Where's the Good News?

Following up from my post the other day about controversial writing. I had another comment on the article.

In short, I criticized border guards because of some poor behaviour of a few. I received this comment:

I could go on forever about all the superb work my fellow officers and I do every day Heather, but that isn't quite the sensationalism you were striving for. So instead I'll just proudly put on my uniform and go to work Heather, and I hope I can stop the bad guy from getting in to your community tonight.


It falls into a common trap. If 99% of a group is doing good, how come it's the bad guys that get the headlines.

The short answer?

That's the way it works.

If we didn't publicize the bad behaviour of a few, then we'd very likely be accused of either hiding something, covering something up or having a strong bias. I kind of thought I was being just the slightest bit brave by criticizing a few people in an organization I think does a pretty good job. But just because I respect 99% of people in uniform, I'm not going to let the 1% go uncriticized.

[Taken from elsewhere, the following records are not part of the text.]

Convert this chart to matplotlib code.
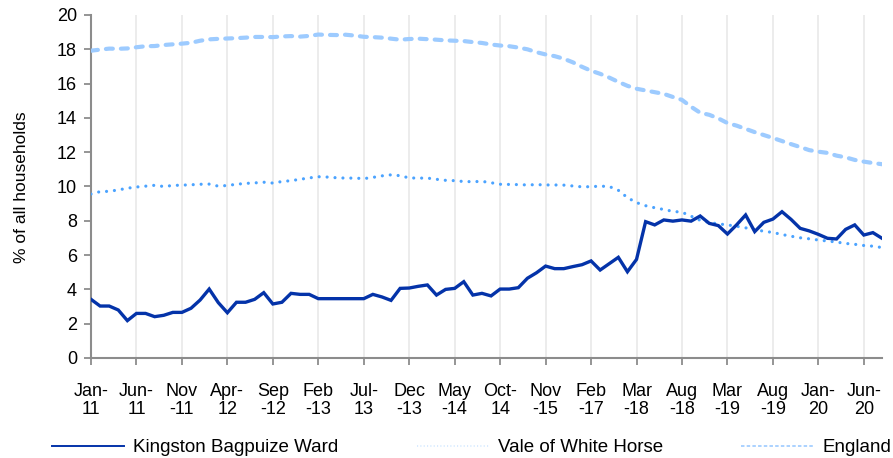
import matplotlib
matplotlib.use("Agg")
import matplotlib.pyplot as plt
from matplotlib.lines import Line2D

plt.rcParams['font.family'] = ['Liberation Sans', 'DejaVu Sans']
plt.rcParams['lines.scale_dashes'] = False

tick_labels = ["Jan-\n11", "Jun-\n11", "Nov\n-11", "Apr-\n12", "Sep\n-12", "Feb\n-13",
               "Jul-\n13", "Dec\n-13", "May\n-14", "Oct-\n14", "Nov\n-15", "Feb\n-17",
               "Mar\n-18", "Aug\n-18", "Mar\n-19", "Aug\n-19", "Jan-\n20", "Jun-\n20"]

kingston = [3.42, 3.03, 3.03, 2.80, 2.18, 2.60, 2.60, 2.41, 2.49, 2.66,
            2.66, 2.90, 3.38, 4.02, 3.23, 2.64, 3.25, 3.25, 3.42, 3.81,
            3.15, 3.25, 3.77, 3.71, 3.71, 3.46, 3.46, 3.46, 3.46, 3.46,
            3.46, 3.71, 3.56, 3.36, 4.06, 4.08, 4.18, 4.26, 3.67, 4.00,
            4.06, 4.45, 3.67, 3.77, 3.62, 4.02, 4.02, 4.10, 4.65, 4.97,
            5.36, 5.21, 5.21, 5.33, 5.44, 5.66, 5.13, 5.50, 5.87, 5.03,
            5.75, 7.95, 7.76, 8.05, 7.98, 8.05, 7.98, 8.28, 7.85, 7.72,
            7.23, 7.76, 8.34, 7.37, 7.91, 8.10, 8.53, 8.08, 7.56, 7.41,
            7.21, 6.98, 6.94, 7.50, 7.76, 7.17, 7.31, 6.98]

vale = [9.56, 9.70, 9.72, 9.80, 9.90, 9.97, 10.02, 10.07, 10.00, 10.06,
        10.08, 10.10, 10.13, 10.14, 10.02, 10.06, 10.13, 10.18, 10.21, 10.25,
        10.20, 10.29, 10.34, 10.42, 10.50, 10.57, 10.55, 10.51, 10.49, 10.49,
        10.46, 10.53, 10.62, 10.68, 10.63, 10.50, 10.49, 10.49, 10.42, 10.36,
        10.34, 10.29, 10.28, 10.30, 10.22, 10.13, 10.12, 10.11, 10.09, 10.11,
        10.09, 10.09, 10.08, 10.03, 9.98, 9.99, 10.02, 10.00, 9.78, 9.35,
        9.06, 8.88, 8.76, 8.66, 8.55, 8.50, 8.27, 8.03, 7.90, 7.82,
        7.76, 7.68, 7.59, 7.49, 7.39, 7.32, 7.20, 7.10, 7.01, 6.95,
        6.88, 6.82, 6.76, 6.68, 6.63, 6.56, 6.52, 6.44]

england = [17.92, 17.98, 18.04, 18.03, 18.05, 18.12, 18.18, 18.19, 18.25, 18.29,
           18.33, 18.38, 18.50, 18.58, 18.61, 18.63, 18.65, 18.68, 18.72, 18.72,
           18.71, 18.75, 18.77, 18.74, 18.78, 18.86, 18.84, 18.83, 18.85, 18.80,
           18.73, 18.71, 18.68, 18.62, 18.56, 18.60, 18.62, 18.59, 18.56, 18.52,
           18.50, 18.48, 18.42, 18.37, 18.28, 18.22, 18.18, 18.10, 18.00, 17.83,
           17.70, 17.60, 17.45, 17.24, 16.98, 16.75, 16.57, 16.35, 16.10, 15.87,
           15.70, 15.60, 15.50, 15.40, 15.22, 15.05, 14.65, 14.30, 14.18, 13.97,
           13.70, 13.55, 13.36, 13.17, 13.00, 12.83, 12.65, 12.47, 12.30, 12.12,
           12.03, 11.96, 11.80, 11.70, 11.55, 11.45, 11.37, 11.30]

series_names = ["Kingston Bagpuize Ward", "Vale of White Horse", "England"]
c_king, c_vale, c_eng = "#0433A9", "#4BA3FF", "#9DCBFF"

fig = plt.figure(figsize=(8.93, 4.58), dpi=100)
ax = fig.add_axes([91/893, 1-358/458, (882-91)/893, (358-15)/458])

x = list(range(len(kingston)))
ax.plot(x, england, color=c_eng, lw=3.0, dashes=(5.0, 5.8), dash_capstyle='round', zorder=3)
ax.plot(x, vale, color=c_vale, lw=2.3, dashes=(0.01, 5.7), dash_capstyle='round', zorder=3)
ax.plot(x, kingston, color=c_king, lw=2.4, solid_joinstyle='miter', zorder=4)

ax.set_xlim(0, len(kingston) - 1)
ax.set_ylim(0, 20)
ax.set_yticks(range(0, 21, 2))
tick_pos = list(range(0, 5 * len(tick_labels), 5))
ax.set_xticks(tick_pos)
ax.set_xticklabels(tick_labels, fontsize=13, linespacing=1.05)
ax.tick_params(axis='y', labelsize=13, length=5, width=1.3, color='#8c8c8c', pad=5)
ax.tick_params(axis='x', length=5, width=1.3, color='#8c8c8c', pad=13)
ax.grid(axis='x', color='#ebebeb', lw=1.3, zorder=0)
ax.set_axisbelow(True)
for s in ['top', 'right']:
    ax.spines[s].set_visible(False)
for s in ['left', 'bottom']:
    ax.spines[s].set_color('#8c8c8c')
    ax.spines[s].set_linewidth(1.5)

fig.text(22/893, 1-187/458, "% of all households", rotation=90, fontsize=12.5,
         ha='center', va='center')

handles = [
    Line2D([], [], color=c_king, lw=1.4),
    Line2D([], [], color="#d2e8ff", lw=1.2, dashes=(0.8, 1.6)),
    Line2D([], [], color=c_eng, lw=1.2, dashes=(2.5, 1.6)),
]
fig.legend(handles, series_names, ncol=3, loc='lower left', mode='expand',
           bbox_to_anchor=(50/893, 0.0, (893-50)/893, 0.05), frameon=False,
           fontsize=13.5, handlelength=3.85, handletextpad=0.48, borderaxespad=0.1,
           borderpad=0.0)

fig.savefig("out.png", dpi=100)
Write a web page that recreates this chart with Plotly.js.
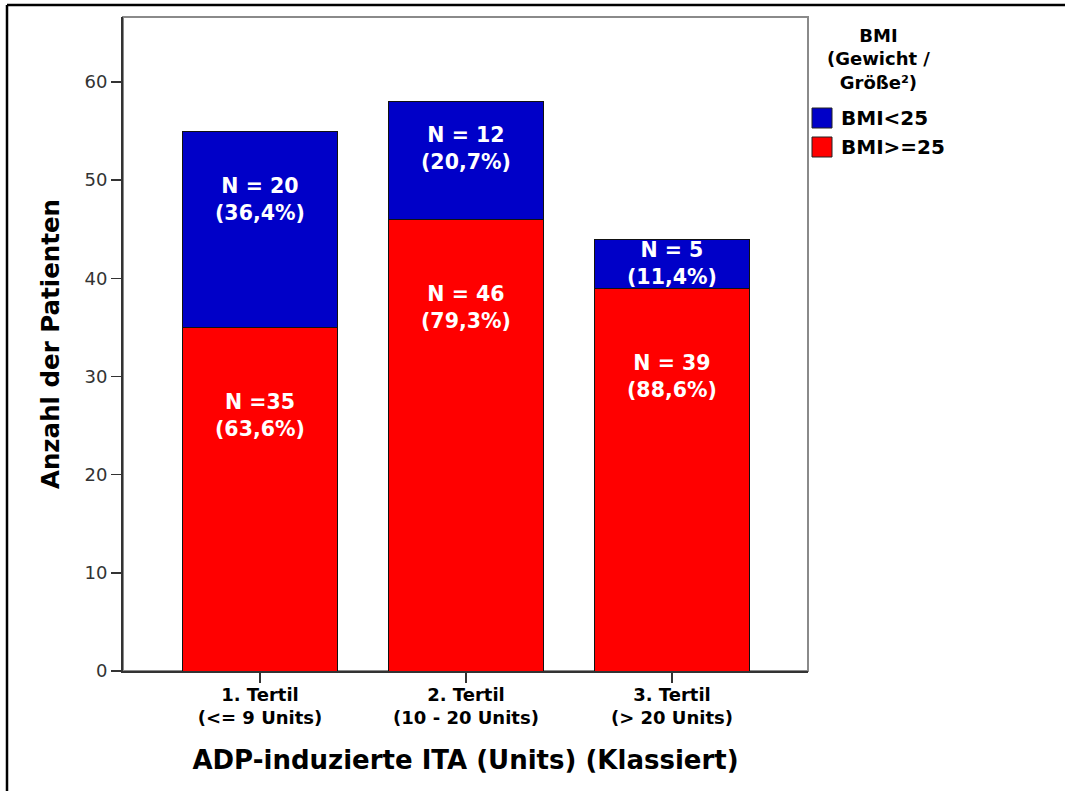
<!DOCTYPE html>
<html>
<head>
<meta charset="utf-8">
<script src="https://cdn.plot.ly/plotly-3.0.1.min.js"></script>
<style>
  html, body { margin: 0; padding: 0; background: #fff; }
  #chart { width: 1065px; height: 791px; }
</style>
</head>
<body>
<div id="chart"></div>
<script>
// ---- data ----
const categories = ["1. Tertil<br>(&lt;= 9 Units)", "2. Tertil<br>(10 - 20 Units)", "3. Tertil<br>(&gt; 20 Units)"];
const seriesNames = ["BMI&lt;25", "BMI&gt;=25"];
const countsLow = [20, 12, 5];    // BMI<25  (blue, top)
const countsHigh = [35, 46, 39];  // BMI>=25 (red, bottom)
const labelsLow = ["N = 20", "N = 12", "N = 5"];
const labelsHigh = ["N =35", "N = 46", "N = 39"];
const yTicks = [0, 10, 20, 30, 40, 50, 60];
const legendTitle = "BMI<br>(Gewicht /<br>Größe²)";
const xTitle = "ADP-induzierte ITA (Units) (Klassiert)";
const yTitle = "Anzahl der Patienten";

// ---- styles ----
const W = 1065, H = 791;
const M = { l: 123, r: 257, t: 17, b: 120 };
const plotW = W - M.l - M.r, plotH = H - M.t - M.b;
const px2x = p => (p - M.l) / plotW;
const px2y = p => 1 - (p - M.t) / plotH;
const BLUE = "#0000c8", RED = "#ff0000";
const BOLD = "DejaVu Sans, Verdana, Arial, sans-serif";
const xs = categories.map((c, i) => i);

const totals = countsLow.map((v, i) => v + countsHigh[i]);
const pct = (v, t) => "(" + (v / t * 100).toFixed(1).replace(".", ",") + "%)";

const traces = [
  {
    type: "bar", x: xs, y: countsHigh, name: seriesNames[1],
    marker: { color: RED, line: { color: "#111", width: 1 } },
    width: 0.748, showlegend: false, hoverinfo: "y+name"
  },
  {
    type: "bar", x: xs, y: countsLow, name: seriesNames[0],
    marker: { color: BLUE, line: { color: "#111", width: 1 } },
    width: 0.748, showlegend: false, hoverinfo: "y+name"
  }
];

// label placement rule: a fixed distance below the segment top, limited to a share of
// the segment, but never so close to the top that the two-line label sticks out
const annotations = [];
const offHigh = 9, offLow = 7, share = 0.4, halfText = 2.5;
const labelFont = { family: BOLD, size: 20.5, color: "#fff", weight: "bold" };
const labelDrop = (h, off) => Math.max(Math.min(off, share * h), Math.min(halfText, h / 2));
xs.forEach((x, i) => {
  const hiTop = countsHigh[i];
  annotations.push({
    x: x, y: hiTop - labelDrop(countsHigh[i], offHigh), xref: "x", yref: "y",
    text: labelsHigh[i] + "<br>" + pct(countsHigh[i], totals[i]),
    showarrow: false, font: labelFont, xanchor: "center", yanchor: "middle"
  });
  const loTop = totals[i];
  annotations.push({
    x: x, y: loTop - labelDrop(countsLow[i], offLow), xref: "x", yref: "y",
    text: labelsLow[i] + "<br>" + pct(countsLow[i], totals[i]),
    showarrow: false, font: labelFont, xanchor: "center", yanchor: "middle"
  });
});

// legend (drawn manually for SPSS-like big swatches)
annotations.push({
  x: px2x(878), y: px2y(59), xref: "paper", yref: "paper",
  text: legendTitle, showarrow: false, xanchor: "center", yanchor: "middle", align: "center",
  font: { family: BOLD, size: 18, color: "#000", weight: "bold" }
});
const legendColors = [BLUE, RED];
const legendRowY = [118, 147];
const shapes = [];
seriesNames.forEach((n, i) => {
  shapes.push({
    type: "rect", xref: "paper", yref: "paper",
    x0: px2x(812), x1: px2x(832), y0: px2y(legendRowY[i] - 10), y1: px2y(legendRowY[i] + 10),
    fillcolor: legendColors[i], line: { color: "#222", width: 1 }
  });
  annotations.push({
    x: px2x(839), y: px2y(legendRowY[i]), xref: "paper", yref: "paper",
    text: n, showarrow: false, xanchor: "left", yanchor: "middle",
    font: { family: BOLD, size: 20, color: "#000", weight: "bold" }
  });
});

// plot frame (grey) and outer frame (black)
shapes.push({
  type: "rect", xref: "paper", yref: "paper", x0: 0, x1: 1, y0: 0, y1: 1,
  line: { color: "#8a8a8a", width: 2 }, layer: "below"
});
shapes.push({
  type: "line", xref: "paper", yref: "paper",
  x0: px2x(7), x1: px2x(W + 5), y0: px2y(5), y1: px2y(5),
  line: { color: "#000", width: 2.5 }
});
shapes.push({
  type: "line", xref: "paper", yref: "paper",
  x0: px2x(7), x1: px2x(7), y0: px2y(5), y1: px2y(H + 5),
  line: { color: "#000", width: 2.5 }
});

const layout = {
  width: W, height: H,
  margin: M,
  paper_bgcolor: "#fff", plot_bgcolor: "#fff",
  barmode: "stack",
  showlegend: false,
  xaxis: {
    range: [-0.665, -0.665 + plotW / 206],
    tickvals: xs, ticktext: categories,
    ticks: "outside", ticklen: 10, tickwidth: 1.5, tickcolor: "#333",
    ticklabelstandoff: -4,
    showline: true, linecolor: "#333", linewidth: 2,
    showgrid: false, zeroline: false, fixedrange: true,
    tickfont: { family: BOLD, size: 18, color: "#000", weight: "bold" },
    title: { text: xTitle, standoff: 24, font: { family: BOLD, size: 26, color: "#000", weight: "bold" } },
    automargin: false
  },
  yaxis: {
    range: [0, plotH / 9.817],
    tickvals: yTicks,
    ticks: "outside", ticklen: 10, tickwidth: 1.5, tickcolor: "#333",
    showline: true, linecolor: "#333", linewidth: 2,
    showgrid: false, zeroline: false, fixedrange: true,
    tickfont: { family: BOLD, size: 18, color: "#333" },
    title: { text: yTitle, standoff: 18, font: { family: BOLD, size: 24.5, color: "#000", weight: "bold" } },
    automargin: false
  },
  annotations: annotations,
  shapes: shapes
};

Plotly.newPlot("chart", traces, layout, { displayModeBar: false, staticPlot: true });
</script>
</body>
</html>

However, when I criticize the 1% suddenly people assume I'm criticizing the 99%. No, that's not how it works.

Unfortunately, people like the commenter above don't come to news (MSM or not) looking for a headline that reads "Today Everyone Did Their Job and No One Got Hurt". It would be nice if that one popped up, but it never does.

Would an article about border guards doing a great job have made the news? Nope. Because editors and readers would assume a bias. Not every organization has every employee working at optimum status. The fact that you do your job is expected, not newsworthy.

When it comes to anyone in uniform, I admit my bias: I want to follow what they say. I want them to be the good guys. I want them to win.

And that's why it peeves me off when people within their own ranks disrespect their fellow workers. Yes, it does cast doubt on the group as a whole. Yes, I shone a light on that. I want them to pull their bootstraps up and kick the idiots out. Because I expect better.

But no, the good news that no police officers died today or no border guards were injured or no firefighter was killed... those things don't make the news. But they happen every day. And I'm glad.

2 comments:

Carolyn Erickson said...

"Today Everyone Did Their Job and No One Got Hurt".

I would LOVE to see that headline someday!

But I know what you mean. It isn't likely to happen. But it would kind of be news, wouldn't it? "Miracle of miracles folks! Nothing at all bad happened anywhere in the world today. We now cut to Geraldo Rivera for his report about... nothing!"

:)

Serenity Now! said...

Yes, it would be a good headline, I agree.